The National Institutes of Health recently launched a substantive research effort to propel development of new mHealth tools. The effort is aimed at boosting communication between physicians, patients and providers, and improving patient self-management via new tools that will help patients stick to treatment regimens and recovery requirements.
The funding effort, a multiyear initiative, lists a dozen potential research topics; four include:
- Tools for citizens in underserved populations
- Integrated portable imaging technologies for monitoring health support systems
- Networked consumer-driven tools for engaging users in improving health
- Software and hardware tools for telehealth technologies
This mHealth-focused grant effort is phenomenal news for several reasons. For starters, it promotes the creation of new tools and pushes for increased innovation.

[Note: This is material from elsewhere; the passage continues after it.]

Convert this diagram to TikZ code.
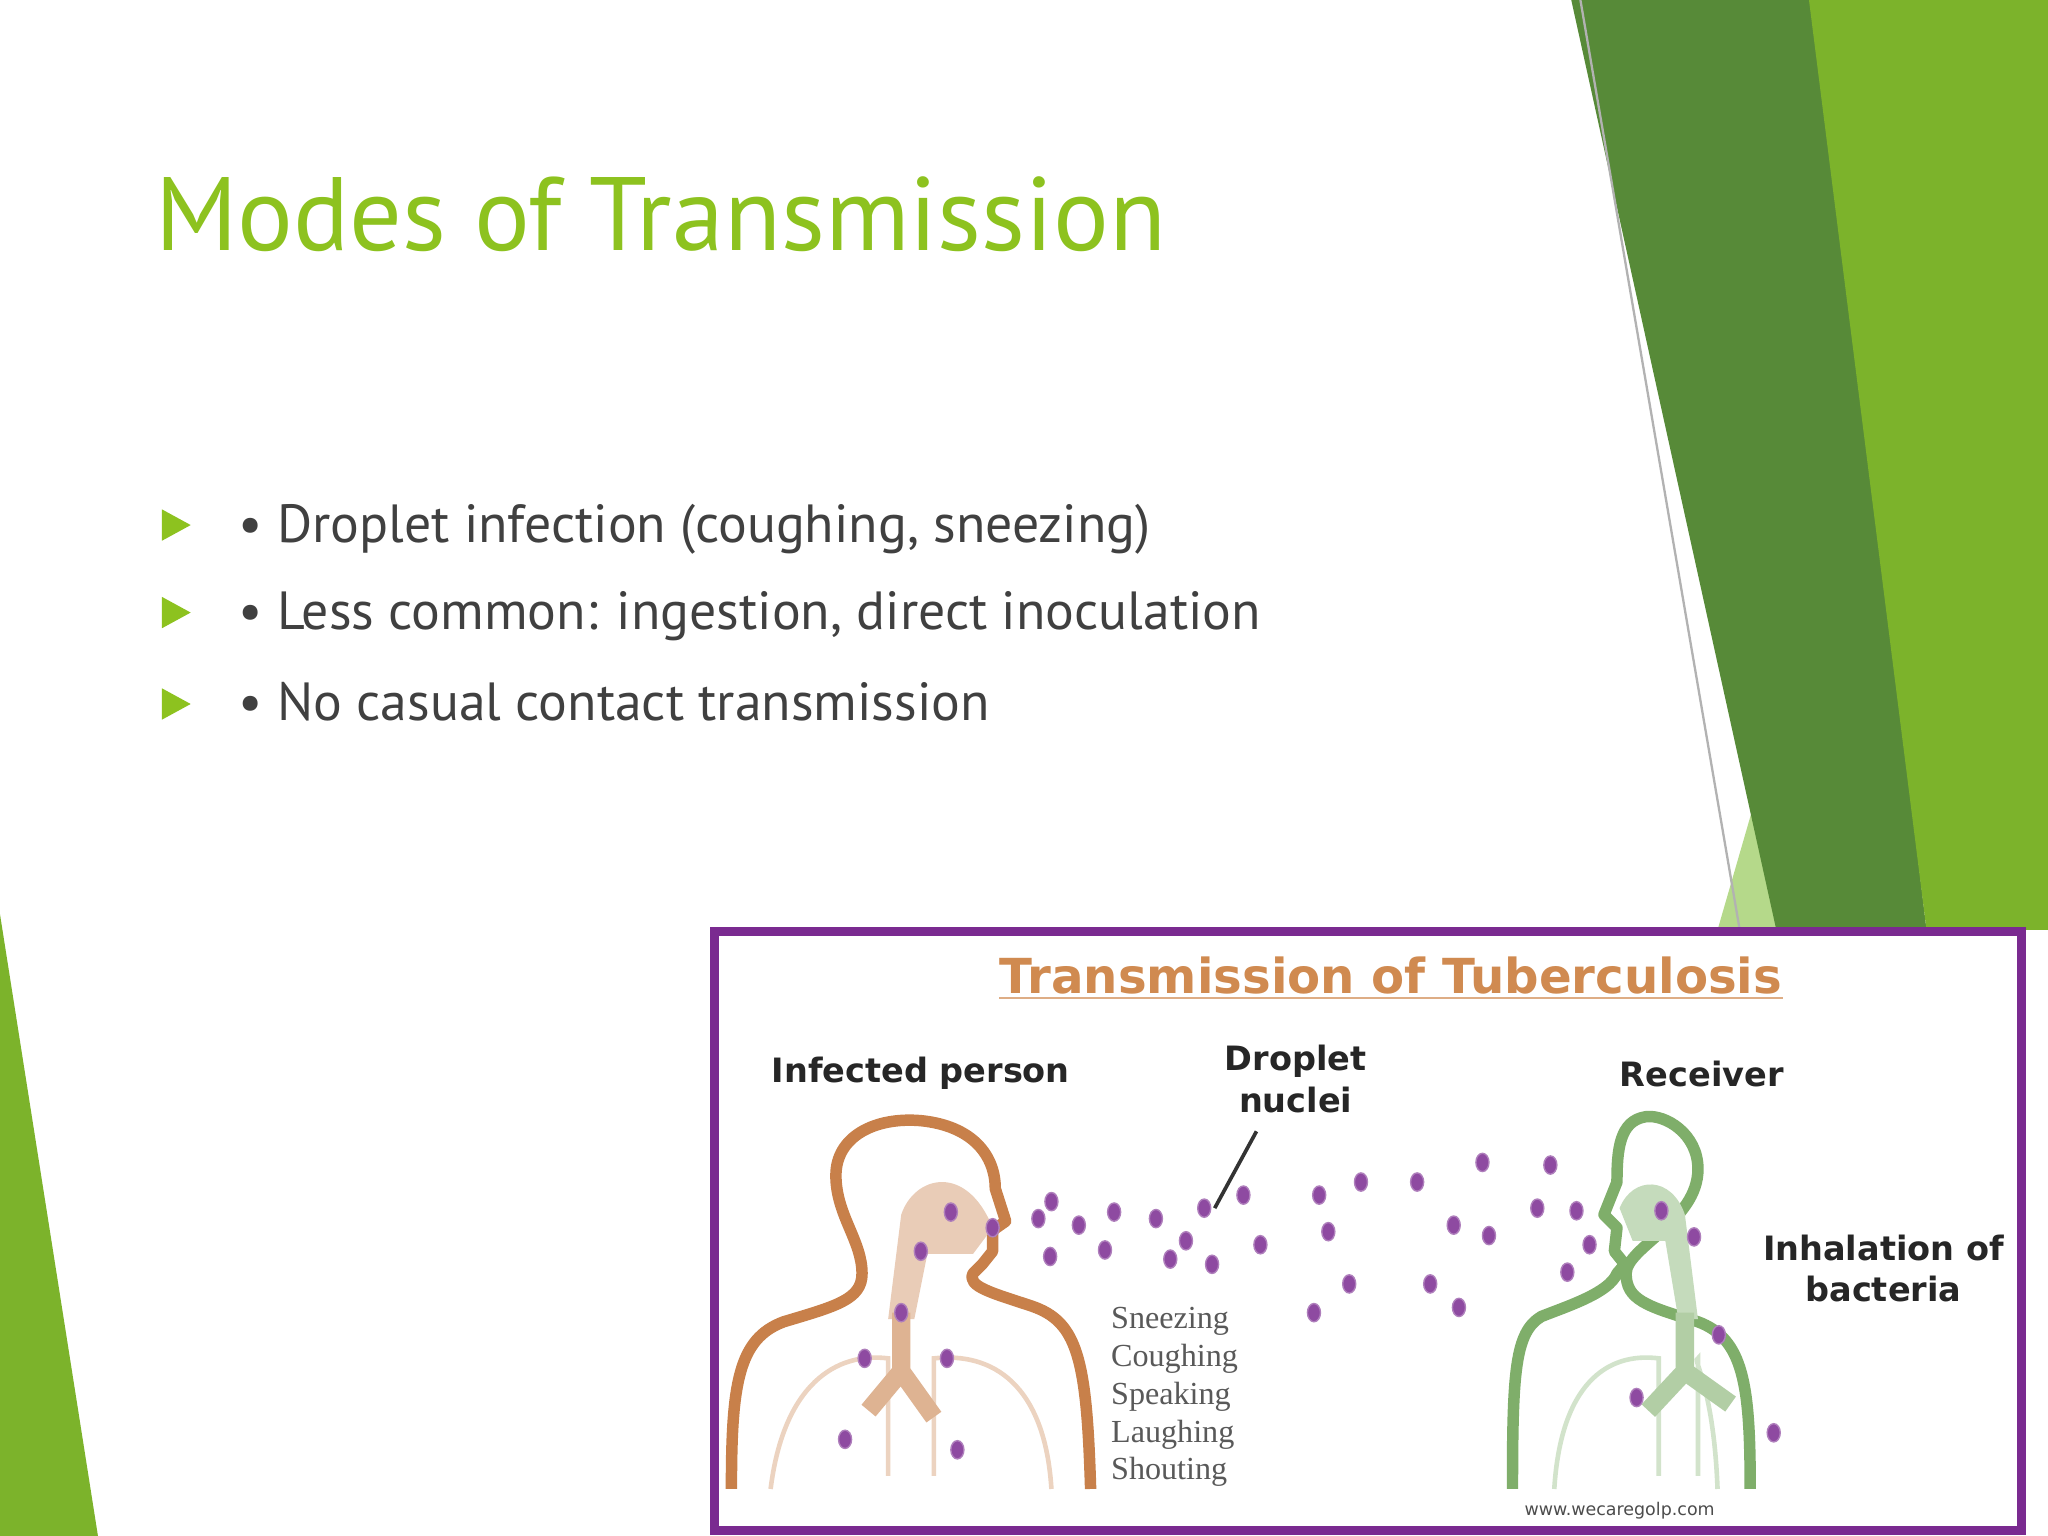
\documentclass[tikz,border=0pt]{standalone}
\usepackage{fontspec}
\setmainfont{PT Sans}
\newfontfamily\imgfont{DejaVu Sans}
\newfontfamily\serfont{Liberation Serif}
\definecolor{tgreen}{HTML}{8DC21F}
\definecolor{dgreen}{HTML}{578A38}
\definecolor{bgreen}{HTML}{7CB32B}
\definecolor{lgreen}{HTML}{B5D98A}
\definecolor{txt}{HTML}{404040}
\definecolor{brn}{HTML}{C8804A}
\definecolor{rgreen}{HTML}{7FAE6A}
\definecolor{purp}{HTML}{7A2A90}
\definecolor{imgt}{HTML}{D08A50}
\tikzset{
 bul/.style={anchor=base west,text=txt,font=\fontsize{11.7}{14}\selectfont},
 tri/.style={fill=tgreen,draw=none},
 lab/.style={font=\imgfont\bfseries\fontsize{7.3}{9}\selectfont,text=black!85,align=center},
 dot/.style={fill=purp!85,draw=purp!60!white,line width=0.3pt},
}
\begin{document}
\begin{tikzpicture}[x=0.01cm,y=-0.01cm]
\useasboundingbox (0,0) rectangle (1568,1176);
\fill[white] (0,0) rectangle (1568,1176);
% decorative right
\fill[lgreen] (1315,712) -- (1385,470) -- (1440,712) -- cycle;
\fill[dgreen] (1203,0) -- (1390,0) -- (1475,712) -- (1360,712) -- cycle;
\fill[bgreen] (1385,0) -- (1568,0) -- (1568,712) -- (1475,712) -- cycle;
\draw[gray!60,line width=0.5pt] (1210,0) -- (1332,712);
% left triangle
\fill[bgreen] (0,700) -- (75,1176) -- (0,1176) -- cycle;
% title
\node[anchor=base west,text=tgreen,font=\fontsize{22.7}{26}\selectfont,inner sep=0] (title) at (118,192) {Modes of Transmission};
% bullets
\foreach \y/\t [count=\i] in {403/{• Droplet infection (coughing, sneezing)},470/{• Less common: ingestion, direct inoculation},540/{• No casual contact transmission}}{
 \fill[tri] (124,\y-13) -- (146,\y-1) -- (124,\y+11) -- cycle;
 \node[bul,inner sep=0] (b\i) at (182,\y+12) {\t};
}
% image
\draw[purp,line width=2pt,fill=white] (547,713) rectangle (1548,1172);
\node[font=\imgfont\bfseries\fontsize{10.5}{12}\selectfont,text=imgt] (it) at (1065,747) {Transmission of Tuberculosis};
\draw[imgt!70,line width=0.5pt] (765,764) -- (1365,764);
\node[lab] (inf) at (705,822) {Infected person};
\node[lab] (dn) at (992,826) {Droplet\\nuclei};
\node[lab] (rec) at (1303,822) {Receiver};
\node[lab] (inh) at (1442,971) {Inhalation of\\bacteria};
\node[font=\serfont\fontsize{7}{8.25}\selectfont,text=black!65,align=left,anchor=north west,inner sep=0] (lst) at (850,1000) {Sneezing\\Coughing\\Speaking\\Laughing\\Shouting};
\node[font=\imgfont\fontsize{3.8}{5}\selectfont,text=black!70] (www) at (1240,1157) {www.wecaregolp.com};
% infected person
\draw[brn,line width=2.5pt,line join=round] (560,1140) .. controls (560,1060) and (565,1025) .. (600,1012) .. controls (640,1000) and (660,995) .. (660,975) .. controls (660,950) and (640,930) .. (640,900) .. controls (640,870) and (670,855) .. (705,858) .. controls (745,862) and (762,885) .. (762,910) -- (770,935) -- (760,942) -- (760,958) -- (752,968) -- (745,975) .. controls (740,985) and (760,990) .. (790,1000) .. controls (825,1012) and (832,1040) .. (835,1140);
\fill[brn!40] (690,930) .. controls (700,900) and (740,890) .. (760,940) -- (745,960) -- (710,960) -- (700,1010) -- (680,1010) -- cycle;
\draw[brn!35,line width=1pt] (590,1140) .. controls (600,1060) and (640,1035) .. (680,1040) -- (680,1130) ;
\draw[brn!35,line width=1pt] (805,1140) .. controls (800,1060) and (760,1035) .. (715,1040) -- (715,1130);
\draw[brn!60,line width=4pt] (690,1005) -- (690,1050) -- (665,1080) (690,1050) -- (715,1085);
% receiver (facing left)
\draw[rgreen,line width=2.5pt,line join=round] (1340,1140) .. controls (1340,1060) and (1335,1025) .. (1300,1012) .. controls (1260,1000) and (1245,995) .. (1245,975) .. controls (1245,955) and (1300,935) .. (1300,895) .. controls (1300,868) and (1275,853) .. (1260,855) .. controls (1240,858) and (1238,880) .. (1238,905) -- (1228,930) -- (1238,940) -- (1236,958) -- (1244,968) -- (1238,975) .. controls (1232,990) and (1200,1000) .. (1180,1008) .. controls (1160,1020) and (1158,1050) .. (1158,1140);
\fill[rgreen!45] (1240,925) .. controls (1250,900) and (1280,900) .. (1290,930) -- (1300,1010) -- (1285,1010) -- (1275,950) -- (1250,950) -- cycle;
\draw[rgreen!35,line width=1pt] (1190,1140) .. controls (1195,1060) and (1230,1035) .. (1270,1040) -- (1270,1130);
\draw[rgreen!35,line width=1pt] (1315,1140) .. controls (1312,1060) and (1295,1040) .. (1300,1040) -- (1300,1130);
\draw[rgreen!60,line width=4pt] (1290,1005) -- (1290,1050) -- (1262,1080) (1290,1050) -- (1325,1075);
% pointer
\coordinate (pt) at (930,925);
\draw[black!80,line width=0.8pt] (dn.south) ++(-30,2) -- (pt);
% dots
\foreach \x/\y in {728/928,705/958,760/940,690/1005,662/1040,725/1040,647/1102,733/1110,795/933,805/920,826/938,853/928,885/933,922/925,952/915,804/962,846/957,896/964,908/950,928/968,965/953,1010/915,1042/905,1085/905,1135/890,1187/892,1017/943,1113/938,1140/946,1177/925,1207/927,1217/953,1200/974,1033/983,1095/983,1117/1001,1006/1005,1272/927,1297/947,1316/1022,1253/1070,1358/1097}
 \draw[dot] (\x,\y) ellipse (5 and 7);
\end{tikzpicture}
\end{document}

Second, it puts taxpayer funds to good use, as it ultimately will benefit the public sector.
Third, it ensures that development of new mHealth tools won't just fall on vendors, start-ups and legacy mobile device makers.
The landscape for new mobile healthcare tools is vast. For instance, a recently published report projected that the global mHealth market will grow to $21.5 billion by 2018.
But mHealth is an industry that still could be considered in a pre-infancy stage, with an expansive opportunity given current aging demographics, and the desire of government to make healthcare more efficient while boosting services, accountability and patient care. What's more, according to a survey of chief information officers in several industries--including healthcare--the healthcare industry lags in mobile strategy and app development.
To that end, this funding program comes at a critical time for healthcare in the U.S.
More mobile healthcare tools certainly can help to improve care for patients. For example, a family with several children likely would love to avoid numerous trips to the pediatrician for typical issues such as earaches.
A new tool coming to market later this year, the CellScope Oto, promises to avoid that scenario by allowing users to share photos of an ear canal with a doctor using a special phone add-on and software, the New York Times recently reported. While the device isn't free and a physician will charge a certain rate for such telemedicine consults, it certainly will be more cost-efficient than a dozen trips to a doctor's office. And that's just one example of how mHealth tools can benefit healthcare consumers.
Any effort that can spur development of similar tools bodes well for everyone in the mHealth industry, most notably healthcare consumers.